▶ [DATA]

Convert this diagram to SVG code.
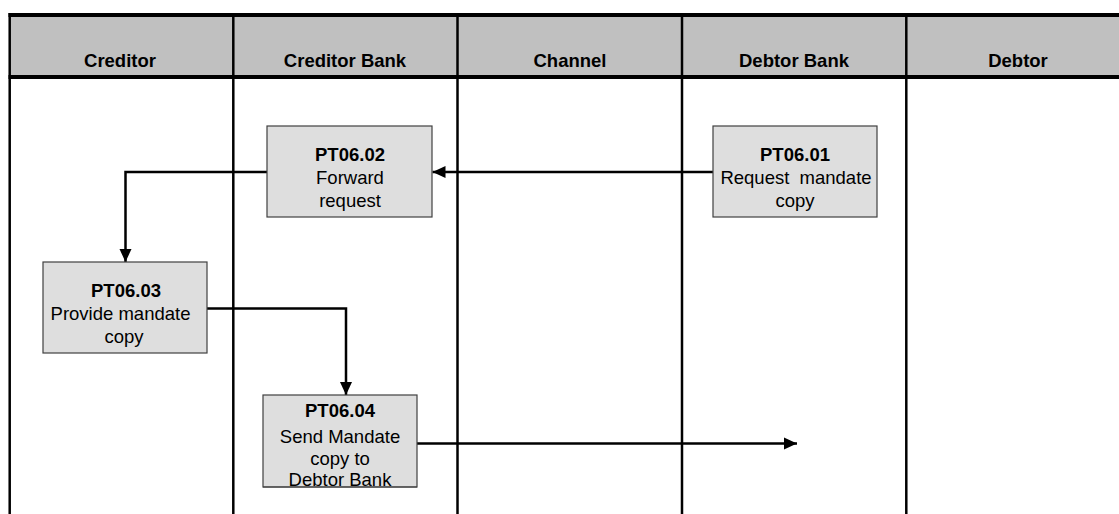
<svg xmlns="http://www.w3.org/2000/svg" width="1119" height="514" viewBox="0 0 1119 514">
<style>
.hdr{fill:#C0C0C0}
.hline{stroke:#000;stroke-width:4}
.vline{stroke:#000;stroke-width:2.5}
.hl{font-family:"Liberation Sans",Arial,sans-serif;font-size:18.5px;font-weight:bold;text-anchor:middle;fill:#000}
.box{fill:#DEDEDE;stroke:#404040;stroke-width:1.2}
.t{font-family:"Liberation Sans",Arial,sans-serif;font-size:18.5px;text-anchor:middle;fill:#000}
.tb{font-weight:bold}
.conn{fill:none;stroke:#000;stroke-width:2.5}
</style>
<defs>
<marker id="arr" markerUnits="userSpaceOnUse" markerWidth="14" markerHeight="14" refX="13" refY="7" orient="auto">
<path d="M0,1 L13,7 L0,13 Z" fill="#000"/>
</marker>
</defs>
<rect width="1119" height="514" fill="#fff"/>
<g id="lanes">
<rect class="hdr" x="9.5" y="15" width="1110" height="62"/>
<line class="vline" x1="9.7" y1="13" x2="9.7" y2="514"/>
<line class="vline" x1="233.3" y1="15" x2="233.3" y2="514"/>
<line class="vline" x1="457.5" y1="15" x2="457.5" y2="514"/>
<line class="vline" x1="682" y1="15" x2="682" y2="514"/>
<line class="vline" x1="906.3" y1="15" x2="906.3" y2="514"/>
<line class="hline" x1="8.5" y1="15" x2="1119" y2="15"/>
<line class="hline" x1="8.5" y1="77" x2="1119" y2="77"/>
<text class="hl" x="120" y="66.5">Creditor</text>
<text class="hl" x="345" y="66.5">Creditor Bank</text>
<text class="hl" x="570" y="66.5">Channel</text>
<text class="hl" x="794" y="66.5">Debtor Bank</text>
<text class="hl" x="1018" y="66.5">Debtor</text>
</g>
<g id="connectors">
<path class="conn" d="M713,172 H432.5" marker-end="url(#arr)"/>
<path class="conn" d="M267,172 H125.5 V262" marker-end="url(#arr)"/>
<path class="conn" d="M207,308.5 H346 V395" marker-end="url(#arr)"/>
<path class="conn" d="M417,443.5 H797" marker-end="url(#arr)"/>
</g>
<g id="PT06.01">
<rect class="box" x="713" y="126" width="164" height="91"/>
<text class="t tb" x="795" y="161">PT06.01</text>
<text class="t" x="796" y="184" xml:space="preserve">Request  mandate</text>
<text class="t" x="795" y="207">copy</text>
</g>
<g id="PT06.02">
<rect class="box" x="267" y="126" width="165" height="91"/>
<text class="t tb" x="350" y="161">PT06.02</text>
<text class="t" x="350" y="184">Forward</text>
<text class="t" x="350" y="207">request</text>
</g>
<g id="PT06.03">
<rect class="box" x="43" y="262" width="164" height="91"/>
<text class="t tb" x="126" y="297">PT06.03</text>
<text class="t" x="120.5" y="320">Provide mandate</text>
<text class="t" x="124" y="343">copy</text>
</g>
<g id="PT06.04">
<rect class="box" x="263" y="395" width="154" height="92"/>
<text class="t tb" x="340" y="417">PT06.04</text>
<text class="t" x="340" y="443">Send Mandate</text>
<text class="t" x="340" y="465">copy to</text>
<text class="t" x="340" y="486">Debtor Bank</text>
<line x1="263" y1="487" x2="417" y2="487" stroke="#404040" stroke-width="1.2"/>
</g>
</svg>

▶ [EXERCISE AIM] Do not copy the pictures, but repeat every line exactly.

▶ [RESULT FOR THIS EXERCISE]
Convert this diagram to SVG code.
<svg xmlns="http://www.w3.org/2000/svg" width="1119" height="514" viewBox="0 0 1119 514">
<style>
.hdr{fill:#C0C0C0}
.hline{stroke:#000;stroke-width:4}
.vline{stroke:#000;stroke-width:2.5}
.hl{font-family:"Liberation Sans",Arial,sans-serif;font-size:18.5px;font-weight:bold;text-anchor:middle;fill:#000}
.box{fill:#DEDEDE;stroke:#404040;stroke-width:1.2}
.t{font-family:"Liberation Sans",Arial,sans-serif;font-size:18.5px;text-anchor:middle;fill:#000}
.tb{font-weight:bold}
.conn{fill:none;stroke:#000;stroke-width:2.5}
</style>
<defs>
<marker id="arr" markerUnits="userSpaceOnUse" markerWidth="14" markerHeight="14" refX="13" refY="7" orient="auto">
<path d="M0,1 L13,7 L0,13 Z" fill="#000"/>
</marker>
</defs>
<rect width="1119" height="514" fill="#fff"/>
<g id="lanes">
<rect class="hdr" x="9.5" y="15" width="1110" height="62"/>
<line class="vline" x1="9.7" y1="13" x2="9.7" y2="514"/>
<line class="vline" x1="233.3" y1="15" x2="233.3" y2="514"/>
<line class="vline" x1="457.5" y1="15" x2="457.5" y2="514"/>
<line class="vline" x1="682" y1="15" x2="682" y2="514"/>
<line class="vline" x1="906.3" y1="15" x2="906.3" y2="514"/>
<line class="hline" x1="8.5" y1="15" x2="1119" y2="15"/>
<line class="hline" x1="8.5" y1="77" x2="1119" y2="77"/>
<text class="hl" x="120" y="66.5">Creditor</text>
<text class="hl" x="345" y="66.5">Creditor Bank</text>
<text class="hl" x="570" y="66.5">Channel</text>
<text class="hl" x="794" y="66.5">Debtor Bank</text>
<text class="hl" x="1018" y="66.5">Debtor</text>
</g>
<g id="connectors">
<path class="conn" d="M713,172 H432.5" marker-end="url(#arr)"/>
<path class="conn" d="M267,172 H125.5 V262" marker-end="url(#arr)"/>
<path class="conn" d="M207,308.5 H346 V395" marker-end="url(#arr)"/>
<path class="conn" d="M417,443.5 H797" marker-end="url(#arr)"/>
</g>
<g id="PT06.01">
<rect class="box" x="713" y="126" width="164" height="91"/>
<text class="t tb" x="795" y="161">PT06.01</text>
<text class="t" x="796" y="184" xml:space="preserve">Request  mandate</text>
<text class="t" x="795" y="207">copy</text>
</g>
<g id="PT06.02">
<rect class="box" x="267" y="126" width="165" height="91"/>
<text class="t tb" x="350" y="161">PT06.02</text>
<text class="t" x="350" y="184">Forward</text>
<text class="t" x="350" y="207">request</text>
</g>
<g id="PT06.03">
<rect class="box" x="43" y="262" width="164" height="91"/>
<text class="t tb" x="126" y="297">PT06.03</text>
<text class="t" x="120.5" y="320">Provide mandate</text>
<text class="t" x="124" y="343">copy</text>
</g>
<g id="PT06.04">
<rect class="box" x="263" y="395" width="154" height="92"/>
<text class="t tb" x="340" y="417">PT06.04</text>
<text class="t" x="340" y="443">Send Mandate</text>
<text class="t" x="340" y="465">copy to</text>
<text class="t" x="340" y="486">Debtor Bank</text>
<line x1="263" y1="487" x2="417" y2="487" stroke="#404040" stroke-width="1.2"/>
</g>
</svg>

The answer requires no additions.